The project will have the following goals:
- 14,200 cubic yards of sediment removal
- Stabilize settling pool with tree vane installation
- Facilitate future maintenance
- 7 acres of wetland plantings
- Install habitat features
The county is putting $800,000 toward the $2.1 million project. The rest of the funding comes from state, federal, and private grants.
As of May, the project has already cost about $48,000, but bills will start coming in when the bulk of the work starts in August, said Bucks County Conservation District Watershed Specialist Karen Ogden.
Bucks County Conservation District Director Gretchen Schatschneider said the project will clear out sediment from the conservation pool, aid in reducing the amount of sediment flowing in, and reduce phosphorus and other levels to follow state and federal guidance.
“This was always our ultimate goal over the past 20 years,” Schatschneider said.
When the lake was created in 1977, it was assumed the conservation pool had about 100 years before it filled up with sediment. However, the conservation pool, which is smaller than the main body of the lake, was at capacity by 1986, Schatschneider explained.
“We were going from the estimated 100 years to filled in nine years,” she said.
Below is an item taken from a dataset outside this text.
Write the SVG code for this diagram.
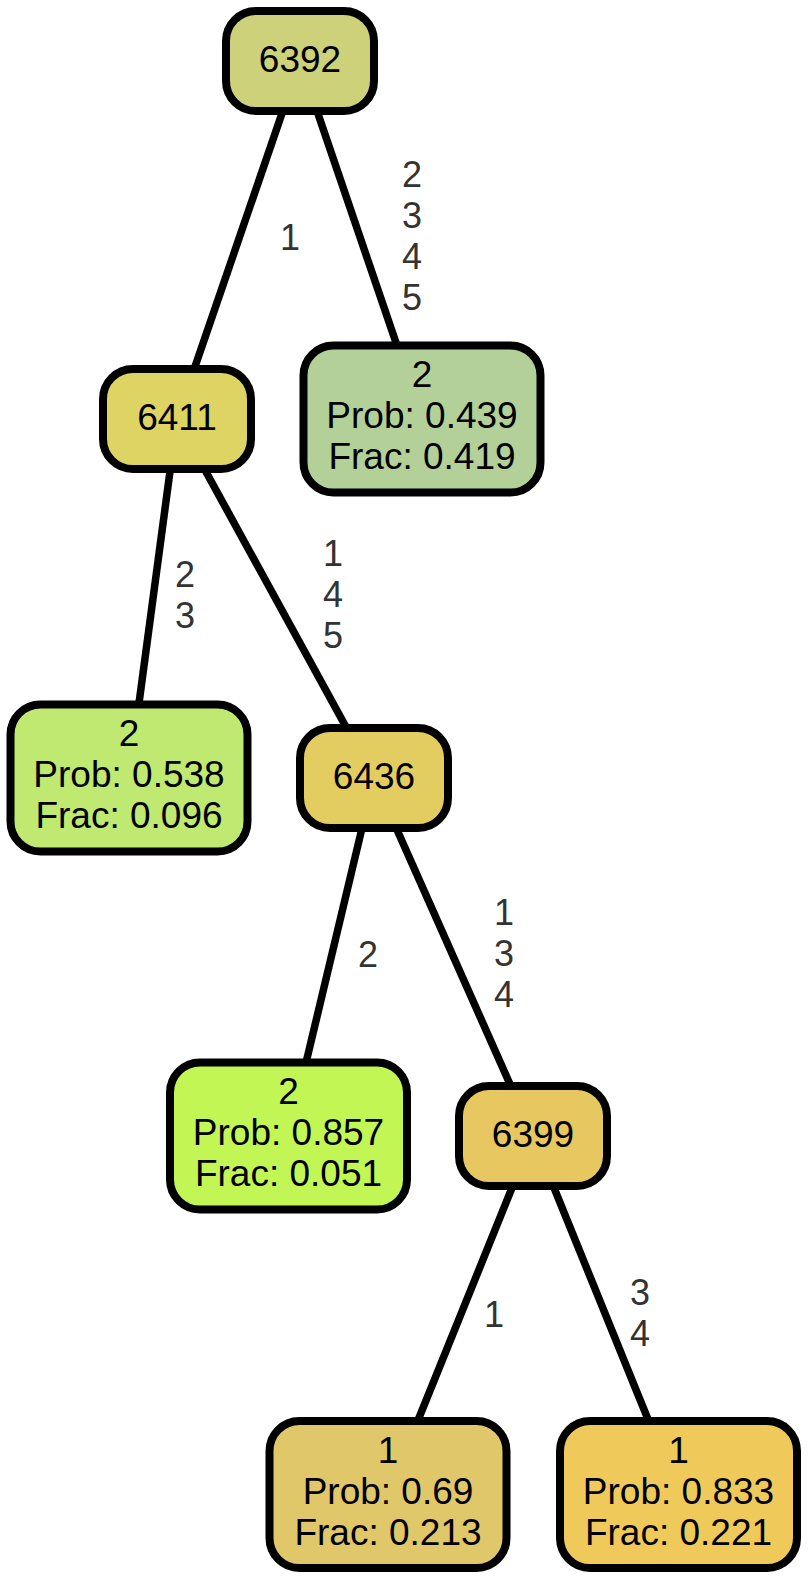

Last year, officials said the larger portion of the lake has a maximum depth of more than 20 feet in some parts, while the conservation pool has a mean depth of 1.3 feet and a maximum of 5 feet.
Lake Luxembourg’s watershed is 6,000 acres in the surrounding area of Lower Bucks County and 99 percent of that water enters the lake through one inlet.
Schatschneider said dredging alone won’t do the trick and the improvement on the inlet and water that gets to the lake is important.
With the upcoming project, the lake will need touch ups every 15 to 25 years, but it won’t need a large-scale project for decades, officials said.
Ogden, the watershed specialist, said the lake’s water level will start being lowered in mid-July so equipment can begin dredging in August.
“It will look messy. People will drive down Woodbourne Road and see an excavator and wonder what is going on,” she said.
The dredging spoils will be moved from the lake to the surrounding farm fields and graded into the landscape.
Ogden said the county-owned land will begin being farmed again in 2023.
The bulk of the work will be done in fall and the lake’s water level will return to normal by December 31, which will allow bald eagles to nest.
In April 2023, work on planting and habitat features in and around the lake will begin.
During the work, the public won’t be able to use the lake as they normally would, Ogden said.
The water drawdown could case harmful algae blooms, and the conservation district will keep an eye on the lake, Ogden said.
The county parks department and conservation district will be working on public outreach leading up to the start of the work.